**THE TASK**
Locate all lines with the word "this". Copy them.

+---+

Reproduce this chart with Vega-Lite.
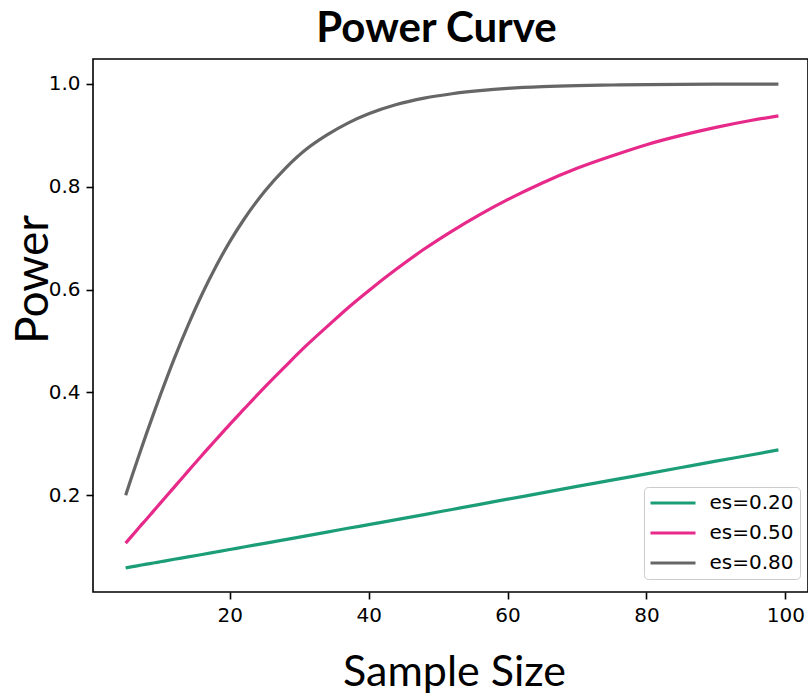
{
  "$schema": "https://vega.github.io/schema/vega-lite/v6.json",
  "width": 715,
  "height": 533,
  "autosize": "none",
  "padding": {"left": 93, "top": 59, "right": 0, "bottom": 102},
  "background": "white",
  "title": {
    "text": "Power Curve",
    "font": "Lato",
    "fontWeight": "bold",
    "fontSize": 42,
    "color": "#000000",
    "anchor": "middle",
    "dx": -14,
    "baseline": "alphabetic",
    "offset": -25
  },
  "config": {
    "view": {"stroke": "#000000", "strokeWidth": 1.6},
    "axis": {
      "domain": false,
      "grid": false,
      "ticks": true,
      "tickColor": "#000000",
      "tickWidth": 1.6,
      "tickSize": 7,
      "labelFont": "DejaVu Sans",
      "labelFontSize": 20,
      "labelColor": "#000000",
      "labelPadding": 6,
      "titleColor": "#000000",
      "titleFont": "Lato",
      "titleFontWeight": "normal"
    }
  },
  "data": {
    "values": [
      {"n": 5, "es": "es=0.20", "power": 0.0590},
      {"n": 6, "es": "es=0.20", "power": 0.0613},
      {"n": 7, "es": "es=0.20", "power": 0.0637},
      {"n": 8, "es": "es=0.20", "power": 0.0661},
      {"n": 9, "es": "es=0.20", "power": 0.0684},
      {"n": 10, "es": "es=0.20", "power": 0.0708},
      {"n": 12, "es": "es=0.20", "power": 0.0756},
      {"n": 14, "es": "es=0.20", "power": 0.0802},
      {"n": 16, "es": "es=0.20", "power": 0.0850},
      {"n": 18, "es": "es=0.20", "power": 0.0898},
      {"n": 20, "es": "es=0.20", "power": 0.0946},
      {"n": 22, "es": "es=0.20", "power": 0.0995},
      {"n": 25, "es": "es=0.20", "power": 0.1066},
      {"n": 28, "es": "es=0.20", "power": 0.1138},
      {"n": 31, "es": "es=0.20", "power": 0.1212},
      {"n": 34, "es": "es=0.20", "power": 0.1284},
      {"n": 37, "es": "es=0.20", "power": 0.1359},
      {"n": 40, "es": "es=0.20", "power": 0.1430},
      {"n": 44, "es": "es=0.20", "power": 0.1529},
      {"n": 48, "es": "es=0.20", "power": 0.1626},
      {"n": 52, "es": "es=0.20", "power": 0.1725},
      {"n": 56, "es": "es=0.20", "power": 0.1824},
      {"n": 60, "es": "es=0.20", "power": 0.1925},
      {"n": 65, "es": "es=0.20", "power": 0.2047},
      {"n": 70, "es": "es=0.20", "power": 0.2173},
      {"n": 75, "es": "es=0.20", "power": 0.2295},
      {"n": 80, "es": "es=0.20", "power": 0.2418},
      {"n": 85, "es": "es=0.20", "power": 0.2541},
      {"n": 90, "es": "es=0.20", "power": 0.2664},
      {"n": 95, "es": "es=0.20", "power": 0.2785},
      {"n": 99, "es": "es=0.20", "power": 0.2883},
      {"n": 5, "es": "es=0.50", "power": 0.107},
      {"n": 6, "es": "es=0.50", "power": 0.1226},
      {"n": 7, "es": "es=0.50", "power": 0.1385},
      {"n": 8, "es": "es=0.50", "power": 0.1536},
      {"n": 9, "es": "es=0.50", "power": 0.1693},
      {"n": 10, "es": "es=0.50", "power": 0.1848},
      {"n": 12, "es": "es=0.50", "power": 0.216},
      {"n": 14, "es": "es=0.50", "power": 0.247},
      {"n": 16, "es": "es=0.50", "power": 0.278},
      {"n": 18, "es": "es=0.50", "power": 0.308},
      {"n": 20, "es": "es=0.50", "power": 0.338},
      {"n": 22, "es": "es=0.50", "power": 0.367},
      {"n": 25, "es": "es=0.50", "power": 0.410},
      {"n": 28, "es": "es=0.50", "power": 0.451},
      {"n": 31, "es": "es=0.50", "power": 0.491},
      {"n": 34, "es": "es=0.50", "power": 0.528},
      {"n": 37, "es": "es=0.50", "power": 0.5645},
      {"n": 40, "es": "es=0.50", "power": 0.598},
      {"n": 44, "es": "es=0.50", "power": 0.640},
      {"n": 48, "es": "es=0.50", "power": 0.679},
      {"n": 52, "es": "es=0.50", "power": 0.714},
      {"n": 56, "es": "es=0.50", "power": 0.746},
      {"n": 60, "es": "es=0.50", "power": 0.775},
      {"n": 65, "es": "es=0.50", "power": 0.8075},
      {"n": 70, "es": "es=0.50", "power": 0.836},
      {"n": 75, "es": "es=0.50", "power": 0.860},
      {"n": 80, "es": "es=0.50", "power": 0.882},
      {"n": 85, "es": "es=0.50", "power": 0.900},
      {"n": 90, "es": "es=0.50", "power": 0.9156},
      {"n": 95, "es": "es=0.50", "power": 0.929},
      {"n": 99, "es": "es=0.50", "power": 0.938},
      {"n": 5, "es": "es=0.80", "power": 0.200},
      {"n": 6, "es": "es=0.80", "power": 0.241},
      {"n": 7, "es": "es=0.80", "power": 0.281},
      {"n": 8, "es": "es=0.80", "power": 0.320},
      {"n": 9, "es": "es=0.80", "power": 0.358},
      {"n": 10, "es": "es=0.80", "power": 0.395},
      {"n": 12, "es": "es=0.80", "power": 0.466},
      {"n": 14, "es": "es=0.80", "power": 0.531},
      {"n": 16, "es": "es=0.80", "power": 0.591},
      {"n": 18, "es": "es=0.80", "power": 0.645},
      {"n": 20, "es": "es=0.80", "power": 0.6935},
      {"n": 22, "es": "es=0.80", "power": 0.736},
      {"n": 25, "es": "es=0.80", "power": 0.791},
      {"n": 28, "es": "es=0.80", "power": 0.836},
      {"n": 31, "es": "es=0.80", "power": 0.873},
      {"n": 34, "es": "es=0.80", "power": 0.901},
      {"n": 37, "es": "es=0.80", "power": 0.924},
      {"n": 40, "es": "es=0.80", "power": 0.942},
      {"n": 44, "es": "es=0.80", "power": 0.960},
      {"n": 48, "es": "es=0.80", "power": 0.9725},
      {"n": 52, "es": "es=0.80", "power": 0.981},
      {"n": 56, "es": "es=0.80", "power": 0.987},
      {"n": 60, "es": "es=0.80", "power": 0.9915},
      {"n": 65, "es": "es=0.80", "power": 0.995},
      {"n": 70, "es": "es=0.80", "power": 0.997},
      {"n": 75, "es": "es=0.80", "power": 0.998},
      {"n": 80, "es": "es=0.80", "power": 0.9989},
      {"n": 85, "es": "es=0.80", "power": 0.9994},
      {"n": 90, "es": "es=0.80", "power": 0.9996},
      {"n": 95, "es": "es=0.80", "power": 0.9998},
      {"n": 99, "es": "es=0.80", "power": 0.9999}
    ]
  },
  "mark": {"type": "line", "strokeWidth": 3.2, "interpolate": "monotone", "clip": true},
  "encoding": {
    "x": {
      "field": "n",
      "type": "quantitative",
      "scale": {"domain": [0.3, 103.26], "nice": false, "zero": false},
      "axis": {
        "values": [20, 40, 60, 80, 100],
        "title": "Sample Size",
        "titleFontSize": 43,
        "titleX": 361,
        "titleY": 93,
        "titleAlign": "center",
        "titleBaseline": "alphabetic",
        "labelBaseline": "top"
      }
    },
    "y": {
      "field": "power",
      "type": "quantitative",
      "scale": {"domain": [0.012, 1.0486], "nice": false, "zero": false},
      "axis": {
        "values": [0.2, 0.4, 0.6, 0.8, 1.0],
        "format": ".1f",
        "title": "Power",
        "titleFontSize": 46,
        "titleAngle": 270,
        "titleX": -46,
        "titleY": 220,
        "titleAlign": "center",
        "titleBaseline": "alphabetic"
      }
    },
    "color": {
      "field": "es",
      "type": "nominal",
      "scale": {"domain": ["es=0.20", "es=0.50", "es=0.80"], "range": ["#1b9e77", "#e7298a", "#666666"]},
      "legend": {
        "title": null,
        "orient": "none",
        "legendX": 551,
        "legendY": 428,
        "symbolType": "stroke",
        "symbolSize": 2025,
        "symbolStrokeWidth": 3.2,
        "symbolOffset": -1.5,
        "clipHeight": 20,
        "labelFont": "DejaVu Sans",
        "labelFontSize": 20,
        "labelColor": "#000000",
        "labelOffset": 12,
        "rowPadding": 10,
        "padding": 6,
        "strokeColor": "#cccccc",
        "fillColor": "#ffffff",
        "cornerRadius": 4
      }
    }
  }
}
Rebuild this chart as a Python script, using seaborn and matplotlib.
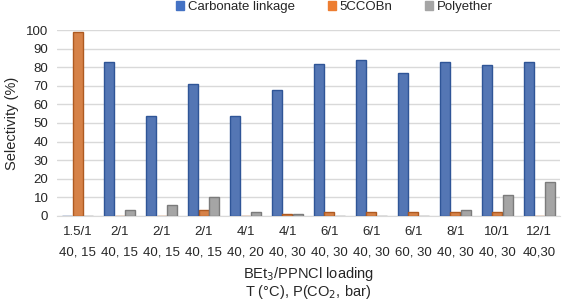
import pandas as pd
import matplotlib.pyplot as plt
import seaborn as sns

# chart values
loading = ["1.5/1", "2/1", "2/1", "2/1", "4/1", "4/1", "6/1", "6/1", "6/1", "8/1", "10/1", "12/1"]
conditions = ["40, 15", "40, 15", "40, 15", "40, 15", "40, 20", "40, 30",
              "40, 30", "40, 30", "60, 30", "40, 30", "40, 30", "40,30"]
carbonate = [0, 83, 54, 71, 54, 68, 82, 84, 77, 83, 81, 83]
ccobn = [99, 0, 0, 3, 0, 1, 2, 2, 2, 2, 2, 0]
polyether = [0, 3, 6, 10, 2, 1, 0, 0, 0, 3, 11, 18]

series = ["Carbonate linkage", "5CCOBn", "Polyether"]
colors = ["#4472C4", "#ED7D31", "#A5A5A5"]
edges = ["#2F5597", "#AE5A21", "#7B7B7B"]

groups = [f"g{i}" for i in range(len(loading))]
df = pd.DataFrame({"group": groups, series[0]: carbonate,
                   series[1]: ccobn, series[2]: polyether})
long_df = df.melt(id_vars="group", var_name="series", value_name="value")

sns.set_style("white")
plt.rcParams["font.family"] = ["Liberation Sans", "DejaVu Sans"]

fig = plt.figure(figsize=(5.67, 3.01), dpi=100)
ax = fig.add_axes([0.1, 0.283, 0.888, 0.617])

sns.barplot(data=long_df, x="group", y="value", hue="series", order=groups,
            hue_order=series, palette=colors, width=0.75, gap=0.05,
            errorbar=None, legend=False, ax=ax, zorder=3)

# darker outline to hint at the shaded bar sides
for i, container in enumerate(ax.containers):
    for bar in container:
        bar.set_edgecolor(edges[i])
        bar.set_linewidth(1.0)

ax.set_ylim(0, 100)
ax.set_yticks(range(0, 101, 10))
ax.yaxis.grid(True, color="#D9D9D9", linewidth=1.0, zorder=0)
ax.set_axisbelow(True)
for side in ["top", "right", "left", "bottom"]:
    ax.spines[side].set_visible(False)
ax.spines["bottom"].set_visible(True)
ax.spines["bottom"].set_color("#D9D9D9")

ax.set_xticks(range(len(groups)))
ax.set_xticklabels([f"{a}\n{b}" for a, b in zip(loading, conditions)],
                   fontsize=9.5, linespacing=2.0)
ax.tick_params(axis="y", labelsize=9.5, length=0, pad=6)
ax.tick_params(axis="x", length=0, pad=7)

ax.set_xlabel("BEt$_3$/PPNCl loading\nT (°C), P(CO$_2$, bar)", fontsize=10.5,
              labelpad=5, linespacing=1.0)
ax.set_ylabel("Selectivity (%)", fontsize=10.5, labelpad=5)

handles = [plt.Rectangle((0, 0), 1, 1, color=c) for c in colors]
fig.legend(handles, series, loc="upper center", bbox_to_anchor=(0.59, 1.035),
           ncol=3, frameon=False, fontsize=9.5, handlelength=0.6,
           handleheight=0.6, handletextpad=0.3, columnspacing=2.5)

fig.savefig("out.png", dpi=100)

+---+

**EXERCISE OUTPUT**
Reproduce this chart with Vega-Lite.
Rebuild this chart as a Python script, using seaborn and matplotlib.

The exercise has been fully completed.